The task. Transcribe the listing in full, excluding any pictures.

Supplied information.
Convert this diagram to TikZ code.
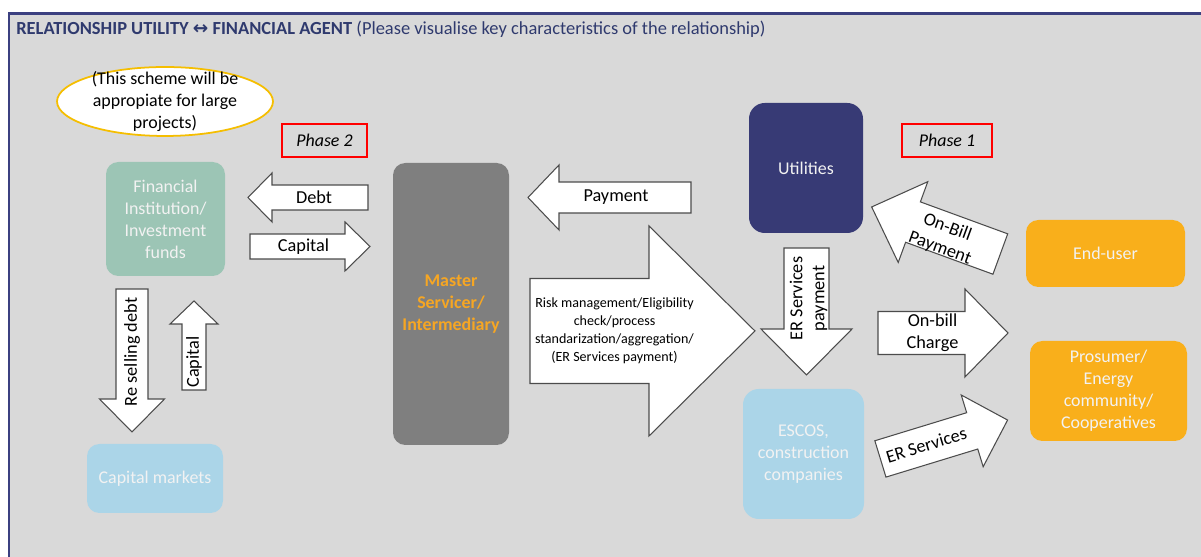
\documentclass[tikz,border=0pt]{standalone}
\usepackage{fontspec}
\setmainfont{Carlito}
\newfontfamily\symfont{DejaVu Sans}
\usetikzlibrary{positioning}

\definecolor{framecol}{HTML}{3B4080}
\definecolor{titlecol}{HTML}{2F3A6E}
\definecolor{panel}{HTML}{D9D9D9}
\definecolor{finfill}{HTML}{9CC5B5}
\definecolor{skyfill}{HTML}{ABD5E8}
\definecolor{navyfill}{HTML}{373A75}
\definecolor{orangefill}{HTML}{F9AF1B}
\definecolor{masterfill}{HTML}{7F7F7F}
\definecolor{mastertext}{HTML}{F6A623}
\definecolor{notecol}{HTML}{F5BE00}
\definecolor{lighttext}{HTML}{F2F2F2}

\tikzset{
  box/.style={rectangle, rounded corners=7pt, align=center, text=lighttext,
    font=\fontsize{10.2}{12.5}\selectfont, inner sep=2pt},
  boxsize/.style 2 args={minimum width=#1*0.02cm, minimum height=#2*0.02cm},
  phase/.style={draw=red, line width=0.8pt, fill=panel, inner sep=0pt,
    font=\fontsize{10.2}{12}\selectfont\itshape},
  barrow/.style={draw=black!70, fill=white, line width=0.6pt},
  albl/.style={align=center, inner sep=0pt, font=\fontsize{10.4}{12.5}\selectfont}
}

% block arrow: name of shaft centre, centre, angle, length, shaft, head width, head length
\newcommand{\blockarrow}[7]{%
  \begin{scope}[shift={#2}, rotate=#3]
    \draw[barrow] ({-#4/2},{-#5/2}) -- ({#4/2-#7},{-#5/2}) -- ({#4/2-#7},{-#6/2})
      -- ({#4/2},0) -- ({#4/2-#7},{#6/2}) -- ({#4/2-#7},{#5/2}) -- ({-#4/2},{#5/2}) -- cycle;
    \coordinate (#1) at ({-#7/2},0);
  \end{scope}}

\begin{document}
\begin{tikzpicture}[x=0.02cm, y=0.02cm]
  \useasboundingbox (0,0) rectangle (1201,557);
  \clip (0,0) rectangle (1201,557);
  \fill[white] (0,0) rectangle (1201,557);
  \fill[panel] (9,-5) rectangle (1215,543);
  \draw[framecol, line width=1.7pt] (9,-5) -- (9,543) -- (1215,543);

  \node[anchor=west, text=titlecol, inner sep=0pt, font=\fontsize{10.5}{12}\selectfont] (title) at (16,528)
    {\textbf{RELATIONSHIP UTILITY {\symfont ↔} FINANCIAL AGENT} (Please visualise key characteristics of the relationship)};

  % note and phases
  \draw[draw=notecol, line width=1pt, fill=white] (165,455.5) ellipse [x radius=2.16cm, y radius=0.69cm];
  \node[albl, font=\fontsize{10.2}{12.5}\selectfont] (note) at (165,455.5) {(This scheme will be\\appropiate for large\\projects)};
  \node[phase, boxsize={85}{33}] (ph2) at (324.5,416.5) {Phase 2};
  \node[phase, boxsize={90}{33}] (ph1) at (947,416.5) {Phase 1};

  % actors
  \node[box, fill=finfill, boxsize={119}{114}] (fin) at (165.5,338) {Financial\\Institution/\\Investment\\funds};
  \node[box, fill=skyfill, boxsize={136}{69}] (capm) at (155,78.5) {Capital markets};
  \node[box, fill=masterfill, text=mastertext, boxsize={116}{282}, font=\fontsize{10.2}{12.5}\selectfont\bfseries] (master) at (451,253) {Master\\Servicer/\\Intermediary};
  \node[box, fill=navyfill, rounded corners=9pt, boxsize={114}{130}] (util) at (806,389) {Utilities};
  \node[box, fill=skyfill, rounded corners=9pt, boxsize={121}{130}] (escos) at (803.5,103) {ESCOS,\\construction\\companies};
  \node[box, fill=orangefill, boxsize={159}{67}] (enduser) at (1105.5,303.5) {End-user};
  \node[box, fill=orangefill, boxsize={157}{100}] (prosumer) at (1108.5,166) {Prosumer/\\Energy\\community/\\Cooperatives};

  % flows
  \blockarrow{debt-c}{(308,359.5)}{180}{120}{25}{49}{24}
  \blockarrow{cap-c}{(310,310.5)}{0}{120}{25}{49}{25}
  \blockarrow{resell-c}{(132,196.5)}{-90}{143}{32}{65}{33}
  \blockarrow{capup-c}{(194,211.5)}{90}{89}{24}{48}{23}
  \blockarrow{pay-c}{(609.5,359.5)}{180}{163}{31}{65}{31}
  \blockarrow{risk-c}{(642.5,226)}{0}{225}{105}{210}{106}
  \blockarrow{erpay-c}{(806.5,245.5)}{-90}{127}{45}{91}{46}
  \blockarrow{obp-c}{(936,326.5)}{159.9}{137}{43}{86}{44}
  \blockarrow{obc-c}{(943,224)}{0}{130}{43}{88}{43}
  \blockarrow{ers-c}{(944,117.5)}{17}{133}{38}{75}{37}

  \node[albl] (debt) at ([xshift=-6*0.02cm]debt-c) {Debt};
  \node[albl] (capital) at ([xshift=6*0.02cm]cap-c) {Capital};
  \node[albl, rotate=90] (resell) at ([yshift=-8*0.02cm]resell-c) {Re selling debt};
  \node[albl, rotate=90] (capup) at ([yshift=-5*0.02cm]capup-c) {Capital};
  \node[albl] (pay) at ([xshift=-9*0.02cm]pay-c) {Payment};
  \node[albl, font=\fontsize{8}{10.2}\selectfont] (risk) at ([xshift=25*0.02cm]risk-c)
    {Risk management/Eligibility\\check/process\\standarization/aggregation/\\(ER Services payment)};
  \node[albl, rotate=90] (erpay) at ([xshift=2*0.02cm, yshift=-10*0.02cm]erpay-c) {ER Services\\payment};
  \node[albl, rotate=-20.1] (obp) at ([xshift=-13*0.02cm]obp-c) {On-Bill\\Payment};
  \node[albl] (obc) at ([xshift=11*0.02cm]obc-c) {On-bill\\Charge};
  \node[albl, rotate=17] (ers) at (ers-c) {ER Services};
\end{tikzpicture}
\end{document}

Output for this task.
Convert this diagram to TikZ code.
\documentclass[tikz,border=0pt]{standalone}
\usepackage{fontspec}
\setmainfont{Carlito}
\newfontfamily\symfont{DejaVu Sans}
\usetikzlibrary{positioning}

\definecolor{framecol}{HTML}{3B4080}
\definecolor{titlecol}{HTML}{2F3A6E}
\definecolor{panel}{HTML}{D9D9D9}
\definecolor{finfill}{HTML}{9CC5B5}
\definecolor{skyfill}{HTML}{ABD5E8}
\definecolor{navyfill}{HTML}{373A75}
\definecolor{orangefill}{HTML}{F9AF1B}
\definecolor{masterfill}{HTML}{7F7F7F}
\definecolor{mastertext}{HTML}{F6A623}
\definecolor{notecol}{HTML}{F5BE00}
\definecolor{lighttext}{HTML}{F2F2F2}

\tikzset{
  box/.style={rectangle, rounded corners=7pt, align=center, text=lighttext,
    font=\fontsize{10.2}{12.5}\selectfont, inner sep=2pt},
  boxsize/.style 2 args={minimum width=#1*0.02cm, minimum height=#2*0.02cm},
  phase/.style={draw=red, line width=0.8pt, fill=panel, inner sep=0pt,
    font=\fontsize{10.2}{12}\selectfont\itshape},
  barrow/.style={draw=black!70, fill=white, line width=0.6pt},
  albl/.style={align=center, inner sep=0pt, font=\fontsize{10.4}{12.5}\selectfont}
}

% block arrow: name of shaft centre, centre, angle, length, shaft, head width, head length
\newcommand{\blockarrow}[7]{%
  \begin{scope}[shift={#2}, rotate=#3]
    \draw[barrow] ({-#4/2},{-#5/2}) -- ({#4/2-#7},{-#5/2}) -- ({#4/2-#7},{-#6/2})
      -- ({#4/2},0) -- ({#4/2-#7},{#6/2}) -- ({#4/2-#7},{#5/2}) -- ({-#4/2},{#5/2}) -- cycle;
    \coordinate (#1) at ({-#7/2},0);
  \end{scope}}

\begin{document}
\begin{tikzpicture}[x=0.02cm, y=0.02cm]
  \useasboundingbox (0,0) rectangle (1201,557);
  \clip (0,0) rectangle (1201,557);
  \fill[white] (0,0) rectangle (1201,557);
  \fill[panel] (9,-5) rectangle (1215,543);
  \draw[framecol, line width=1.7pt] (9,-5) -- (9,543) -- (1215,543);

  \node[anchor=west, text=titlecol, inner sep=0pt, font=\fontsize{10.5}{12}\selectfont] (title) at (16,528)
    {\textbf{RELATIONSHIP UTILITY {\symfont ↔} FINANCIAL AGENT} (Please visualise key characteristics of the relationship)};

  % note and phases
  \draw[draw=notecol, line width=1pt, fill=white] (165,455.5) ellipse [x radius=2.16cm, y radius=0.69cm];
  \node[albl, font=\fontsize{10.2}{12.5}\selectfont] (note) at (165,455.5) {(This scheme will be\\appropiate for large\\projects)};
  \node[phase, boxsize={85}{33}] (ph2) at (324.5,416.5) {Phase 2};
  \node[phase, boxsize={90}{33}] (ph1) at (947,416.5) {Phase 1};

  % actors
  \node[box, fill=finfill, boxsize={119}{114}] (fin) at (165.5,338) {Financial\\Institution/\\Investment\\funds};
  \node[box, fill=skyfill, boxsize={136}{69}] (capm) at (155,78.5) {Capital markets};
  \node[box, fill=masterfill, text=mastertext, boxsize={116}{282}, font=\fontsize{10.2}{12.5}\selectfont\bfseries] (master) at (451,253) {Master\\Servicer/\\Intermediary};
  \node[box, fill=navyfill, rounded corners=9pt, boxsize={114}{130}] (util) at (806,389) {Utilities};
  \node[box, fill=skyfill, rounded corners=9pt, boxsize={121}{130}] (escos) at (803.5,103) {ESCOS,\\construction\\companies};
  \node[box, fill=orangefill, boxsize={159}{67}] (enduser) at (1105.5,303.5) {End-user};
  \node[box, fill=orangefill, boxsize={157}{100}] (prosumer) at (1108.5,166) {Prosumer/\\Energy\\community/\\Cooperatives};

  % flows
  \blockarrow{debt-c}{(308,359.5)}{180}{120}{25}{49}{24}
  \blockarrow{cap-c}{(310,310.5)}{0}{120}{25}{49}{25}
  \blockarrow{resell-c}{(132,196.5)}{-90}{143}{32}{65}{33}
  \blockarrow{capup-c}{(194,211.5)}{90}{89}{24}{48}{23}
  \blockarrow{pay-c}{(609.5,359.5)}{180}{163}{31}{65}{31}
  \blockarrow{risk-c}{(642.5,226)}{0}{225}{105}{210}{106}
  \blockarrow{erpay-c}{(806.5,245.5)}{-90}{127}{45}{91}{46}
  \blockarrow{obp-c}{(936,326.5)}{159.9}{137}{43}{86}{44}
  \blockarrow{obc-c}{(943,224)}{0}{130}{43}{88}{43}
  \blockarrow{ers-c}{(944,117.5)}{17}{133}{38}{75}{37}

  \node[albl] (debt) at ([xshift=-6*0.02cm]debt-c) {Debt};
  \node[albl] (capital) at ([xshift=6*0.02cm]cap-c) {Capital};
  \node[albl, rotate=90] (resell) at ([yshift=-8*0.02cm]resell-c) {Re selling debt};
  \node[albl, rotate=90] (capup) at ([yshift=-5*0.02cm]capup-c) {Capital};
  \node[albl] (pay) at ([xshift=-9*0.02cm]pay-c) {Payment};
  \node[albl, font=\fontsize{8}{10.2}\selectfont] (risk) at ([xshift=25*0.02cm]risk-c)
    {Risk management/Eligibility\\check/process\\standarization/aggregation/\\(ER Services payment)};
  \node[albl, rotate=90] (erpay) at ([xshift=2*0.02cm, yshift=-10*0.02cm]erpay-c) {ER Services\\payment};
  \node[albl, rotate=-20.1] (obp) at ([xshift=-13*0.02cm]obp-c) {On-Bill\\Payment};
  \node[albl] (obc) at ([xshift=11*0.02cm]obc-c) {On-bill\\Charge};
  \node[albl, rotate=17] (ers) at (ers-c) {ER Services};
\end{tikzpicture}
\end{document}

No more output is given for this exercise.